* Records shown
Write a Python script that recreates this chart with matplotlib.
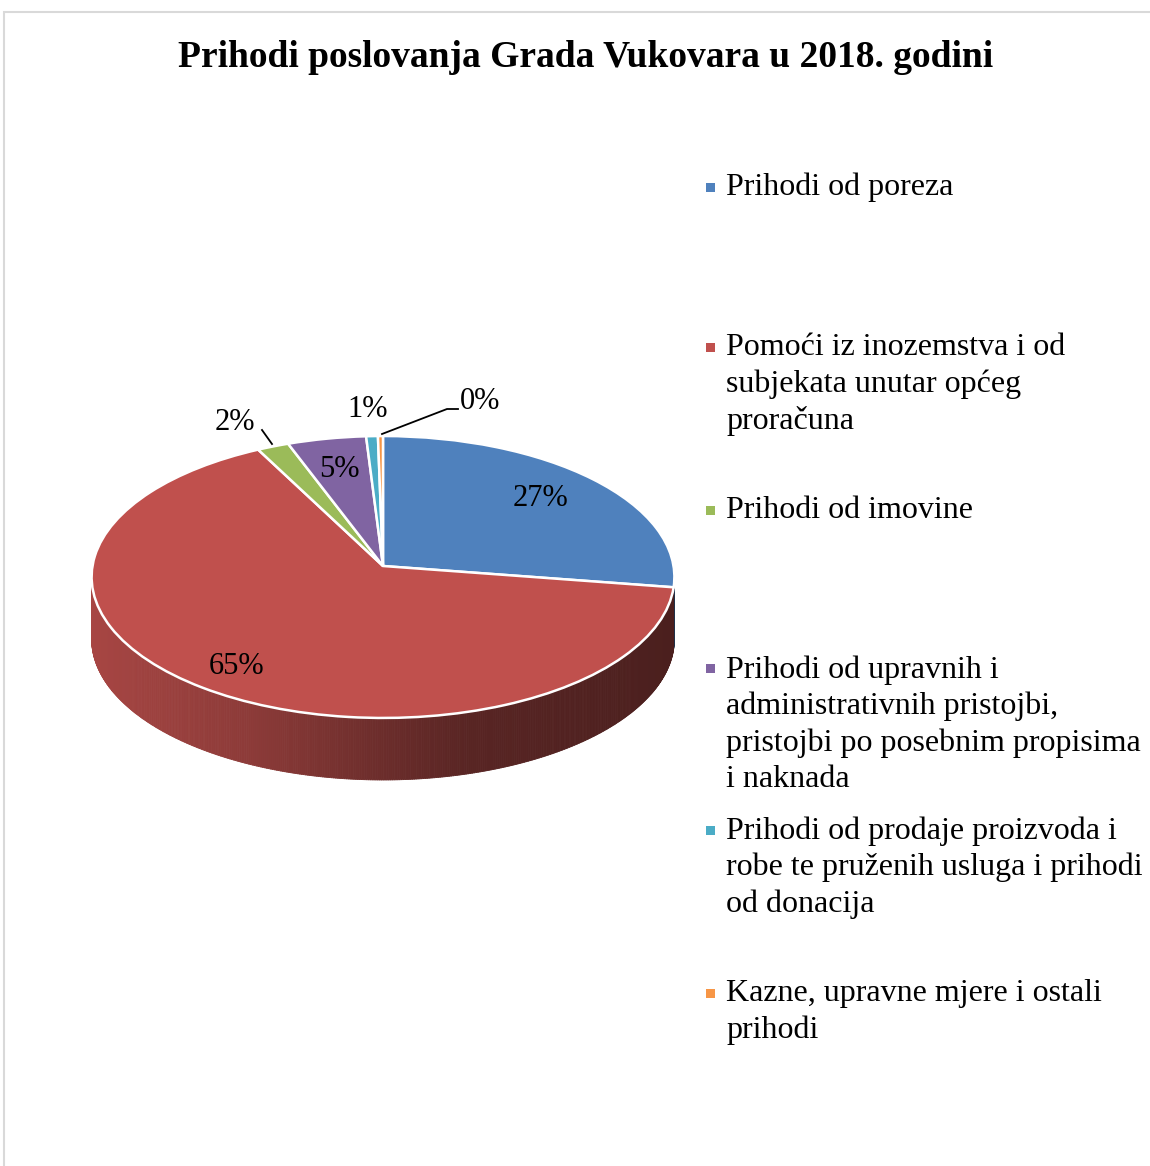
import matplotlib
matplotlib.use('Agg')
import matplotlib.pyplot as plt
import numpy as np
from matplotlib.patches import Rectangle
from matplotlib.lines import Line2D
from matplotlib.collections import PolyCollection
from matplotlib.colors import to_rgb
from matplotlib.transforms import Transform

plt.rcParams['font.family'] = ['Liberation Serif', 'DejaVu Serif']

naslov = "Prihodi poslovanja Grada Vukovara u 2018. godini"
kategorije = [
    "Prihodi od poreza",
    "Pomoći iz inozemstva i od\nsubjekata unutar općeg\nproračuna",
    "Prihodi od imovine",
    "Prihodi od upravnih i\nadministrativnih pristojbi,\npristojbi po posebnim propisima\ni naknada",
    "Prihodi od prodaje proizvoda i\nrobe te pruženih usluga i prihodi\nod donacija",
    "Kazne, upravne mjere i ostali\nprihodi",
]
udjeli = [27.4, 65.0, 1.9, 4.7, 0.7, 0.3]
boje = ['#4f81bd', '#c0504d', '#9bbb59', '#8064a2', '#4bacc6', '#f79646']

W, H = 1150, 1166
fig = plt.figure(figsize=(W / 100, H / 100), dpi=100)


def fx(x):
    return x / W


def fy(y):
    return 1 - y / H


class Perspektiva(Transform):
    """ Jednostavna perspektiva: straznji dio pite je manji """
    input_dims = 2
    output_dims = 2

    def __init__(self, p):
        super().__init__()
        self.p = p

    def transform_non_affine(self, xy):
        xy = np.asarray(xy, dtype=float)
        s = 1 + self.p * xy[:, 1]
        return np.column_stack([xy[:, 0] / s, xy[:, 1] / s])


# okvir grafikona
fig.add_artist(Rectangle((fx(4), fy(1200)), fx(1200), (1200 - 12) / H, fill=False,
                         edgecolor='#d9d9d9', linewidth=1.5, transform=fig.transFigure))

fig.text(fx(586), fy(67), naslov, ha='center', va='baseline', fontsize=27, fontweight='bold')

# pita - vrh i bocna strana
cx, cy, sx, sy, p, dub = 383, 566, 290.5, 140.1, 0.078, 62
x0, x1, y0, y1 = -1.2, 1.2, -1.8, 1.2
ax = fig.add_axes([fx(cx + x0 * sx), fy(cy - y0 * sy), (x1 - x0) * sx / W, (y1 - y0) * sy / H])
wedges, _ = ax.pie(udjeli, colors=boje, startangle=90, counterclock=False,
                   wedgeprops=dict(edgecolor='white', linewidth=1.8, zorder=3))
persp = Perspektiva(p)
for w in wedges:
    w.set_transform(persp + ax.transData)
ax.set_aspect('auto')
ax.set_xlim(x0, x1)
ax.set_ylim(y0, y1)
ax.axis('off')

d = dub / sy
polys, cols = [], []
for w, c in zip(wedges, boje):
    t = np.radians(np.arange(w.theta1, w.theta2 + 0.01, 0.4))
    for a, b in zip(t[:-1], t[1:]):
        if np.sin((a + b) / 2) >= -p:
            continue
        top = persp.transform(np.array([[np.cos(a), np.sin(a)], [np.cos(b), np.sin(b)]]))
        polys.append([tuple(top[0]), tuple(top[1]), (top[1, 0], top[1, 1] - d), (top[0, 0], top[0, 1] - d)])
        f = np.interp(top.mean(axis=0)[0], [-1, -0.45, 0, 0.3, 1], [0.87, 0.73, 0.56, 0.46, 0.39])
        cols.append(tuple(np.array(to_rgb(c)) * f))
ax.add_collection(PolyCollection(polys, facecolors=cols, edgecolors=cols, linewidths=0.6, zorder=1))

# oznake postotaka
oznake = [f"{v:.0f}%" for v in udjeli]
poz_oznaka = [(541, 506), (237, 674), (235, 430), (339, 477), (368, 417), (480, 409)]
for txt, (px, py) in zip(oznake, poz_oznaka):
    fig.text(fx(px), fy(py), txt, ha='center', va='baseline', fontsize=22)

for xs, ys in [([262, 272], [430, 444]), ([382, 447, 458], [434, 409, 409])]:
    fig.add_artist(Line2D([fx(v) for v in xs], [fy(v) for v in ys], color='black',
                          linewidth=1.3, transform=fig.transFigure))

# legenda (bazna linija prvog retka)
leg_y = [195, 355, 518, 676, 838, 1001]
razmak = 37
for txt, c, ly in zip(kategorije, boje, leg_y):
    n = txt.count("\n")
    fig.add_artist(Rectangle((fx(706), fy(ly - 3)), 9 / W, 9 / H, facecolor=c,
                             edgecolor='none', transform=fig.transFigure))
    fig.text(fx(726), fy(ly + n * razmak), txt, ha='left', va='baseline', fontsize=23,
             linespacing=1.315)

fig.savefig('out.png', dpi=100)
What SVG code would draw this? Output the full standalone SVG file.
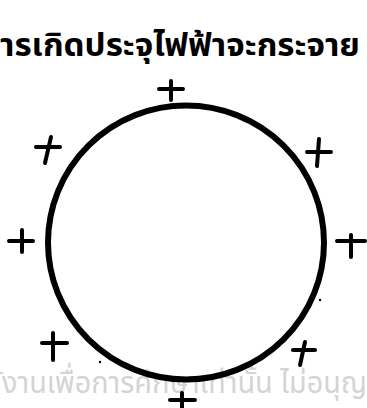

* Task directions
Repeat the data in full and exactly. Omit pictures.

* Final result
Write a Python script that recreates this chart with matplotlib.
import matplotlib
matplotlib.use('Agg')
import matplotlib.pyplot as plt
import numpy as np
from matplotlib.patches import Rectangle
from matplotlib.lines import Line2D
from matplotlib.collections import PolyCollection
from matplotlib.colors import to_rgb
from matplotlib.transforms import Transform

plt.rcParams['font.family'] = ['Liberation Serif', 'DejaVu Serif']

naslov = "Prihodi poslovanja Grada Vukovara u 2018. godini"
kategorije = [
    "Prihodi od poreza",
    "Pomoći iz inozemstva i od\nsubjekata unutar općeg\nproračuna",
    "Prihodi od imovine",
    "Prihodi od upravnih i\nadministrativnih pristojbi,\npristojbi po posebnim propisima\ni naknada",
    "Prihodi od prodaje proizvoda i\nrobe te pruženih usluga i prihodi\nod donacija",
    "Kazne, upravne mjere i ostali\nprihodi",
]
udjeli = [27.4, 65.0, 1.9, 4.7, 0.7, 0.3]
boje = ['#4f81bd', '#c0504d', '#9bbb59', '#8064a2', '#4bacc6', '#f79646']

W, H = 1150, 1166
fig = plt.figure(figsize=(W / 100, H / 100), dpi=100)


def fx(x):
    return x / W


def fy(y):
    return 1 - y / H


class Perspektiva(Transform):
    """ Jednostavna perspektiva: straznji dio pite je manji """
    input_dims = 2
    output_dims = 2

    def __init__(self, p):
        super().__init__()
        self.p = p

    def transform_non_affine(self, xy):
        xy = np.asarray(xy, dtype=float)
        s = 1 + self.p * xy[:, 1]
        return np.column_stack([xy[:, 0] / s, xy[:, 1] / s])


# okvir grafikona
fig.add_artist(Rectangle((fx(4), fy(1200)), fx(1200), (1200 - 12) / H, fill=False,
                         edgecolor='#d9d9d9', linewidth=1.5, transform=fig.transFigure))

fig.text(fx(586), fy(67), naslov, ha='center', va='baseline', fontsize=27, fontweight='bold')

# pita - vrh i bocna strana
cx, cy, sx, sy, p, dub = 383, 566, 290.5, 140.1, 0.078, 62
x0, x1, y0, y1 = -1.2, 1.2, -1.8, 1.2
ax = fig.add_axes([fx(cx + x0 * sx), fy(cy - y0 * sy), (x1 - x0) * sx / W, (y1 - y0) * sy / H])
wedges, _ = ax.pie(udjeli, colors=boje, startangle=90, counterclock=False,
                   wedgeprops=dict(edgecolor='white', linewidth=1.8, zorder=3))
persp = Perspektiva(p)
for w in wedges:
    w.set_transform(persp + ax.transData)
ax.set_aspect('auto')
ax.set_xlim(x0, x1)
ax.set_ylim(y0, y1)
ax.axis('off')

d = dub / sy
polys, cols = [], []
for w, c in zip(wedges, boje):
    t = np.radians(np.arange(w.theta1, w.theta2 + 0.01, 0.4))
    for a, b in zip(t[:-1], t[1:]):
        if np.sin((a + b) / 2) >= -p:
            continue
        top = persp.transform(np.array([[np.cos(a), np.sin(a)], [np.cos(b), np.sin(b)]]))
        polys.append([tuple(top[0]), tuple(top[1]), (top[1, 0], top[1, 1] - d), (top[0, 0], top[0, 1] - d)])
        f = np.interp(top.mean(axis=0)[0], [-1, -0.45, 0, 0.3, 1], [0.87, 0.73, 0.56, 0.46, 0.39])
        cols.append(tuple(np.array(to_rgb(c)) * f))
ax.add_collection(PolyCollection(polys, facecolors=cols, edgecolors=cols, linewidths=0.6, zorder=1))

# oznake postotaka
oznake = [f"{v:.0f}%" for v in udjeli]
poz_oznaka = [(541, 506), (237, 674), (235, 430), (339, 477), (368, 417), (480, 409)]
for txt, (px, py) in zip(oznake, poz_oznaka):
    fig.text(fx(px), fy(py), txt, ha='center', va='baseline', fontsize=22)

for xs, ys in [([262, 272], [430, 444]), ([382, 447, 458], [434, 409, 409])]:
    fig.add_artist(Line2D([fx(v) for v in xs], [fy(v) for v in ys], color='black',
                          linewidth=1.3, transform=fig.transFigure))

# legenda (bazna linija prvog retka)
leg_y = [195, 355, 518, 676, 838, 1001]
razmak = 37
for txt, c, ly in zip(kategorije, boje, leg_y):
    n = txt.count("\n")
    fig.add_artist(Rectangle((fx(706), fy(ly - 3)), 9 / W, 9 / H, facecolor=c,
                             edgecolor='none', transform=fig.transFigure))
    fig.text(fx(726), fy(ly + n * razmak), txt, ha='left', va='baseline', fontsize=23,
             linespacing=1.315)

fig.savefig('out.png', dpi=100)
What SVG code would draw this? Output the full standalone SVG file.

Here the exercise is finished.